The Hoe business dates from 1803 although the company as a corporation is much younger. In 1803 one Robert Hoe, fresh from England, began making wooden hand presses in Manhattan. The company made the first flatbed and cylinder presses in the U. S. and in 1861 built the first curved stereotype-making machinery for the New York Tribune. Ten years later it built for the same paper a stereotype rotary press which had a run of 18,000 eight-page papers an hour. Four years later it built for James Gordon Bennett's Herald a four-page wide supplement press with a run of 24,000 12-page papers per hour. In 1893 it made the first rotary colored press (for the New York World and Herald) and two years later it made the first octuple (64-page) newspaper press. In 1899 it introduced "Late News" devices; used chiefly for baseball scores at first. Soon after Arthur Brisbane became editor of the New York Journal, Hoe made a colored press for that paper which was the largest printing press ever built. In 1908 the perfection of a high-speed folder enabled it to enter the modern "high-speed era" in printing. At present the Philadelphia Bulletin has the largest individual plant using Hoe equipment (128 units) while the Chicago News has the largest Super-Production Press Hoe has yet installed.

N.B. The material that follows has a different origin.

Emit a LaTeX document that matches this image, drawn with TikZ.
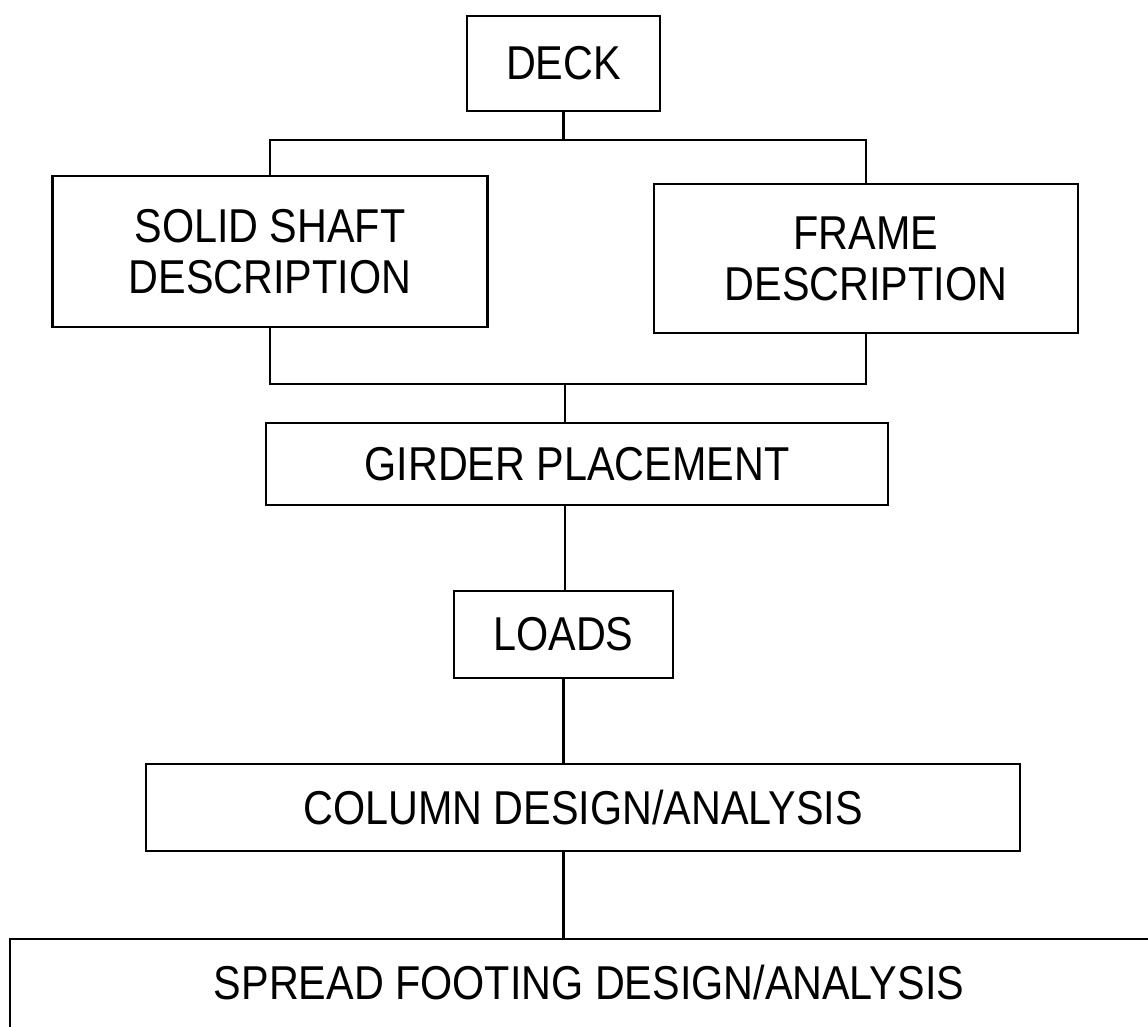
\documentclass[tikz,border=0pt]{standalone}
\usepackage{fontspec}
\setmainfont[FakeStretch=0.87]{Liberation Sans}
\begin{document}
\begin{tikzpicture}[x=1pt,y=-1pt,
  box/.style={draw=black, line width=2.7pt, inner sep=0pt, outer sep=0pt,
    align=center, font=\fontsize{47.5}{51}\selectfont},
  conn/.style={draw=black, line width=2.7pt}]
\useasboundingbox (0,0) rectangle (1148,1026);
\clip (0,0) rectangle (1148,1026);
\fill[white] (0,0) rectangle (1148,1026);
\node[box, minimum width=193pt, minimum height=95pt] (deck) at (563.5,63.5) {DECK};
\node[box, minimum width=435pt, minimum height=151pt] (solid) at (270,251.5) {SOLID SHAFT\\DESCRIPTION};
\node[box, minimum width=424pt, minimum height=149pt] (frame) at (866,258.5) {FRAME\\DESCRIPTION};
\node[box, minimum width=622pt, minimum height=82pt] (girder) at (577,464) {GIRDER PLACEMENT};
\node[box, minimum width=219pt, minimum height=87pt] (loads) at (563.5,634.5) {LOADS};
\node[box, minimum width=874pt, minimum height=87pt] (column) at (583,807.5) {COLUMN DESIGN/ANALYSIS};
\node[box, minimum width=1158pt, minimum height=120pt, anchor=north west] (spread) at (10,939) {};
\node[font=\fontsize{47.5}{51}\selectfont, inner sep=0pt] (spreadtxt) at (589,983) {SPREAD FOOTING DESIGN/ANALYSIS};
\coordinate (j1) at (563.5,140);
\coordinate (j2) at (565,384);
\draw[conn] (deck.south) -- (j1);
\draw[conn] (solid.north) |- (j1) -| (frame.north);
\draw[conn] (solid.south) |- (j2) -| (frame.south);
\draw[conn] (j2) -- (j2 |- girder.north);
\draw[conn] (j2 |- girder.south) -- (j2 |- loads.north);
\draw[conn] (loads.south) -- (loads.south |- column.north);
\draw[conn] (loads.south |- column.south) -- (loads.south |- spread.north);
\end{tikzpicture}
\end{document}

Several of the Hearst papers use big 24-cylinder Hoe presses. After 1927 Hoe stopped giving its sales figures. That year it produced 218$ new newspaper and magazine presses and 62 used ones, 425 small presses. Pride of the Hoe line is the Super-Production Press (1928) which can turn out 56,000 48-pagers hourly. Incidental to its main business, Hoe makes circular saws and during the War made guns for the Navy.